Très probablement, le nouveau modèle de mondialisation sera moins intrusif, reconnaissant les besoins de tous les pays (et pas seulement des grandes puissances) qui veulent une plus grande flexibilité politique pour faire face aux défis nationaux et aux impératifs de sécurité nationale. Reste une possibilité que les États-Unis ou la Chine adoptent une vision trop large de leurs besoins en matière de sécurité, en recherchant la primauté mondiale (dans le cas des États-Unis) ou la domination régionale (la Chine). Il en résulterait une « militarisation » de l'interdépendance économique et un découplage économique significatif, le commerce et les investissements étant traités comme un jeu à somme nulle.
Mais il pourrait également y avoir un scénario plus favorable dans lequel les deux puissances gardent leurs ambitions géopolitiques sous contrôle, en reconnaissant que leurs objectifs économiques concurrents sont mieux servis par l'adaptation et la coopération. Ce scénario pourrait bien servir l'économie mondiale, même si – ou peut-être parce que– il est loin d'avoir les mêmes avantages que l'hyper-mondialisation. Comme l'a montré l'ère de Bretton Woods, une expansion significative du commerce et des investissements mondiaux est compatible avec un modèle fin de mondialisation, dans lequel les pays conservent une autonomie politique considérable pour favoriser la cohésion sociale et la croissance économique au niveau national. Le plus grand cadeau que les grandes puissances puissent faire à l'économie mondiale consiste à bien gérer leur propre économie nationale.
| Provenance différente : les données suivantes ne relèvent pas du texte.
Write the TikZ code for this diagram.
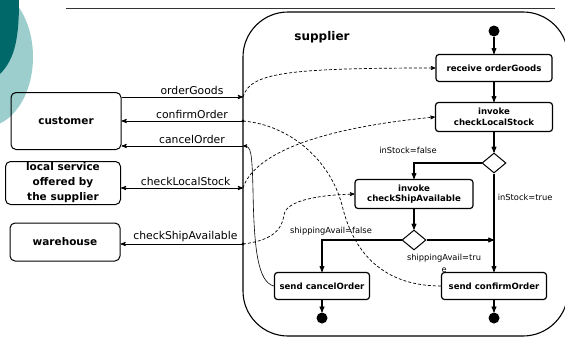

Tous ces défis appellent de nouvelles idées et de nouveaux cadres. Nous n'avons pas besoin de nous débarrasser entièrement de l'économie conventionnelle. Mais pour rester pertinents, les économistes doivent apprendre à appliquer leurs concepts aux objectifs et aux contraintes du jour. Ils devront être ouverts à l'expérimentation et à l'écoute lorsque les gouvernements s'engageront dans des actions qui ne sont pas conformes aux manuels du passé.